Ve asıl işin detayında şunlar yatıyor:
-Olağanüstü esneklik ve denge gösteren çocuklar jimnastik ve dalış kamplarına,
-Uzun boylu çocuklar voleybol ve basketbol kamplarına,
-Refleksleri hızlı olanlar masa tenisine,
-Uzun kollu çocuklar yüzmeye ya da cirit atmaya,
-Kısa kollu olanlar haltere yönlendiriyorlar.
Potansiyel okçular, avuçlarını açıp üst üste dizebildikleri kadar .22 kalibrelik mermi dizmelerinin istendiği bir sinir testine göre seçilmekte, ideal adayların sekiz ya da daha fazla mermiyi üst üste dizebilmesi gerekmektedir. Yalnızca altı ya da daha fazlasını üst üste koyabilenler değerlendirmeye alınabilmektedir. Güçlü omuzlar, üstün görüş yeteneği ve soğukkanlı bir tavır okçulukta istenilen özelliklerdir.
Tekvando, masa tenisi, jimnastik ve badminton gibi sporlarda erken yaşta büyük yetenek gösteren 6 yaşındaki çocuklar para getirme, gurur yaşatma umuduyla yıllarca antrenmanlara maruz kalmaktadırlar. Çoğunun rüyası uzun sürmez, fakat bazıları için ise bu bir Olimpiyat madalyasının ilk adımıdır.
Birçok öğrenci, sporu yoksulluktan çıkış bileti olarak gören dezavantajlı ailelerden gelmektedir. Erken Olimpiyat seçmelerini kazanmak bile sporculara ve ailelerine şehirde yaşama şansı ve statü kazandırmaktadır. Ancak öğrenciler yılda sadece birkaç kez ailelerini görme şansına sahip oluyorlar.

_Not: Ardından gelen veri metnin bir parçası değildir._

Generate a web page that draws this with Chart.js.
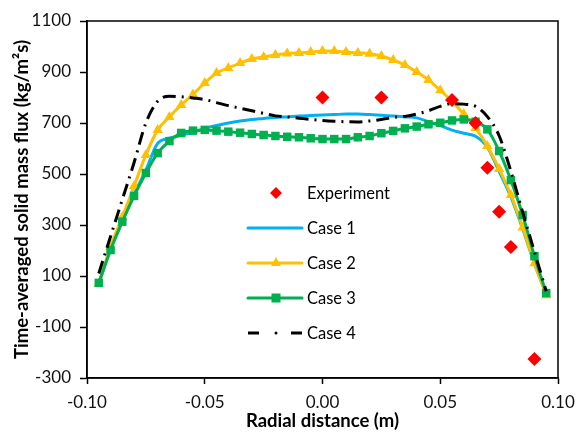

Öğrenciler yatakhanelerde, ranzalarda uyumaktadırlar. Eğitim seansları ve sınıf çalışmaları arasında odalarında kısa süreli uykularla dinlenmektedirler. Akademik çalışmalara ise neredeyse hiç vakitleri yoktur, çünkü tüm gün sadece spor ve uykudan ibaret. Spor okulu sistemi, yetenek bulmada oldukça maharetli ama sadece sportif eğitim var, geri kalan her şey ihmal ediliyor.
Tercih etme gibi bir kavramın bulunmadığını söylememe gerek yok sanırım.

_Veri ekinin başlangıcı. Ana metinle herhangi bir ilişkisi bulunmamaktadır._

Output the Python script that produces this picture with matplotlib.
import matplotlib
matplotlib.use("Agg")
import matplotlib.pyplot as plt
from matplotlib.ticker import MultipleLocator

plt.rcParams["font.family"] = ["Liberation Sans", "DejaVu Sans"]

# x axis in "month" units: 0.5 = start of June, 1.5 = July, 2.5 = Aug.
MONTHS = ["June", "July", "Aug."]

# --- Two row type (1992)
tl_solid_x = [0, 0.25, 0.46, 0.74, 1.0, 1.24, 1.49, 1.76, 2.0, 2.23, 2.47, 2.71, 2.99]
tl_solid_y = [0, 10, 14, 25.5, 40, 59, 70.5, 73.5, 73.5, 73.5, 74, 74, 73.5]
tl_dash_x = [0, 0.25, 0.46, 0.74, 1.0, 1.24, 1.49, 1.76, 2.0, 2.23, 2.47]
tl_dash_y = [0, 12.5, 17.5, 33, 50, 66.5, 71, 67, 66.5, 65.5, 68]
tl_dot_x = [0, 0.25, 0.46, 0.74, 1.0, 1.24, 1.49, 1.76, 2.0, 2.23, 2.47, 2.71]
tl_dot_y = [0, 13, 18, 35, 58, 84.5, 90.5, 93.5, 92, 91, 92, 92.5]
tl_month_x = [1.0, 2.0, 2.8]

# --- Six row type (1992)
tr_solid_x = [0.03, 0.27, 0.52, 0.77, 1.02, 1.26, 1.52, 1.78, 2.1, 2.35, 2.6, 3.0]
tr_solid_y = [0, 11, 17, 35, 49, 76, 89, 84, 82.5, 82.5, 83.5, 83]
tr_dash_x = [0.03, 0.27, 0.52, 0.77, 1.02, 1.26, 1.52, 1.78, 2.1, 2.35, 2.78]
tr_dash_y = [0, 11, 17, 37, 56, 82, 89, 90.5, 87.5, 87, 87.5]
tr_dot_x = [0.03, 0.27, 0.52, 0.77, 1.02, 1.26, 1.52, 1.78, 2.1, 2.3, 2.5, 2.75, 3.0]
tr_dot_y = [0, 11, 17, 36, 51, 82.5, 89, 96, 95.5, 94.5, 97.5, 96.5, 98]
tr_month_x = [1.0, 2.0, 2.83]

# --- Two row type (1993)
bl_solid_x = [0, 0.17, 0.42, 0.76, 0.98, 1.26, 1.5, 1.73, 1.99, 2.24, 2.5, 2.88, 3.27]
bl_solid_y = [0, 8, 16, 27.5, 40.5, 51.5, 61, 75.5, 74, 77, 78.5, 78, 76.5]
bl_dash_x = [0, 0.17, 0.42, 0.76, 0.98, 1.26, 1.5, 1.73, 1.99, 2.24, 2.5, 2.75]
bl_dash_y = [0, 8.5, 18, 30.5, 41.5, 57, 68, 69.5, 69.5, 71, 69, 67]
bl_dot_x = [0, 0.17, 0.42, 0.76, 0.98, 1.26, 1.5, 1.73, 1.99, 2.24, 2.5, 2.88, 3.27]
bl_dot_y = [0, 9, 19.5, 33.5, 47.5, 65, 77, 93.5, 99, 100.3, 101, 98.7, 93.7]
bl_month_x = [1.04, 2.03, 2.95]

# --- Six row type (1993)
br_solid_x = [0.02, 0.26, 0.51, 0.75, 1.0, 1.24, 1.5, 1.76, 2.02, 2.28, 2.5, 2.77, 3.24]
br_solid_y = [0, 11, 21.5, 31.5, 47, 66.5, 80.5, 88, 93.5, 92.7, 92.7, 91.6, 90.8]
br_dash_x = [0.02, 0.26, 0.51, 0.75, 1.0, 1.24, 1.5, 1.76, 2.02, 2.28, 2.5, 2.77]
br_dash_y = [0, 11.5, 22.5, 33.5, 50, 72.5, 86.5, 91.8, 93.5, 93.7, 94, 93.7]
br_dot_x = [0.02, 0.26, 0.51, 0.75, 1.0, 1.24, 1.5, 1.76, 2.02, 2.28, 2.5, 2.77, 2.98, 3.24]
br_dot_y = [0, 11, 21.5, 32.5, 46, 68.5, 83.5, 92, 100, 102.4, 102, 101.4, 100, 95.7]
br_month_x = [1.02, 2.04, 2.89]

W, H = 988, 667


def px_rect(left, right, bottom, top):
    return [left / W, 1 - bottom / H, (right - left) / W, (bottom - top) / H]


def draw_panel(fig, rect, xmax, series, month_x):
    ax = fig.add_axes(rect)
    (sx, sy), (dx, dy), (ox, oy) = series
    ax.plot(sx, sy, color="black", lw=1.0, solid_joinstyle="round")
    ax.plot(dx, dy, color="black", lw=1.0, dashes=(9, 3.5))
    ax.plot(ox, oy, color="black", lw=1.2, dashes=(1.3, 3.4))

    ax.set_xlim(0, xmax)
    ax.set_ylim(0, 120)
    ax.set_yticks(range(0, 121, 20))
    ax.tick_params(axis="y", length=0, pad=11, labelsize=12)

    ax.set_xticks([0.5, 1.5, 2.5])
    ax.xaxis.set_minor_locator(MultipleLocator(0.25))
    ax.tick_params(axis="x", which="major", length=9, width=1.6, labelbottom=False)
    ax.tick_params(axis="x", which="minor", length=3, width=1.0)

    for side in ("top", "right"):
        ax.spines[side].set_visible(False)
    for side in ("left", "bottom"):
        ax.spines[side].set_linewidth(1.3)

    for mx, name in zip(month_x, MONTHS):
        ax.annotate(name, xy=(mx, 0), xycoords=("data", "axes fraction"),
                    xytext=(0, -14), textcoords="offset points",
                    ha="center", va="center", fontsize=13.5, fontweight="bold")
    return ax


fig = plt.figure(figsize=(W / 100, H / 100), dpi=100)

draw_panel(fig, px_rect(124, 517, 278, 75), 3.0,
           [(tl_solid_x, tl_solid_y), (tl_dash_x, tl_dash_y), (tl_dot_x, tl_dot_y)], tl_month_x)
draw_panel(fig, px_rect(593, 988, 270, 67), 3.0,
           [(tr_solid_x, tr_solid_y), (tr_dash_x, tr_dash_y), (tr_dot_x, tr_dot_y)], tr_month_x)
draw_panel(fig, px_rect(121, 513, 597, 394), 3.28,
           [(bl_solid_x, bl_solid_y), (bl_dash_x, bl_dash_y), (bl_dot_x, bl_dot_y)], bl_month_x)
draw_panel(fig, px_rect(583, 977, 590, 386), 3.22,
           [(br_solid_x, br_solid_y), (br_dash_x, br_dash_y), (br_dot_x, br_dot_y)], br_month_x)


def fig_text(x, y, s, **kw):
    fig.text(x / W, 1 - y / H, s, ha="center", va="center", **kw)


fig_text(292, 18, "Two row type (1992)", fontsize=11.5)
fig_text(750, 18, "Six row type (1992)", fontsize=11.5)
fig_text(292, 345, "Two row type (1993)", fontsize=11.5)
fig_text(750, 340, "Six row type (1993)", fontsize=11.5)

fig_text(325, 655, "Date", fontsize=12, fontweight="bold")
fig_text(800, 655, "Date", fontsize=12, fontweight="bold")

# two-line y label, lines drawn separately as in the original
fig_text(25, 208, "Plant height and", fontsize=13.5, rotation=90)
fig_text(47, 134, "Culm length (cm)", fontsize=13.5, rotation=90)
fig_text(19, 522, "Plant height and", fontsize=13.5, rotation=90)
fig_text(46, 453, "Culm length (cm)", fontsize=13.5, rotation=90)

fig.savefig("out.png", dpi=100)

Bu sistem için ne kadar kişinin hayatının boşa gittiğini pek de bir önemi yok, önemli olan ülkenin kazandığı madalya sayısı…
Bu da neye mi yol açmaktadır?
Sporcular başarılı bir sporcu olamadıklarında birçok sorunla karşı karşıya kalıyorlar. Eski sporcuların bazıları antrenör olarak iş bulabilirler, bazıları kendi işlerini kurar, bazıları da spor derneklerinde de çalışabilirler ama çoğunluğun spor haricinde hiçbir beceresi yoktur. Sebze satarak, fabrika işçisi olarak ya da bir güvenlik görevlisi olarak hayatın ortasına düşmek zorunda kalıyorlar. Yani ellerinden gelenin en iyisin yapmış olsa da başarısız olanlar gerçek dünyaya hazırlıksız yakalanıyorlar.
Geçmişte ülkede, ‘beşikten mezara’ sporcularla ilgilenen bir sistem varken şimdi kendi başlarının çarelerine bakmaları gerekiyor.
Bunun sebebi olarak da Sovyet tarzı eğitim sisteminin gerilemiş olması gösteriliyor.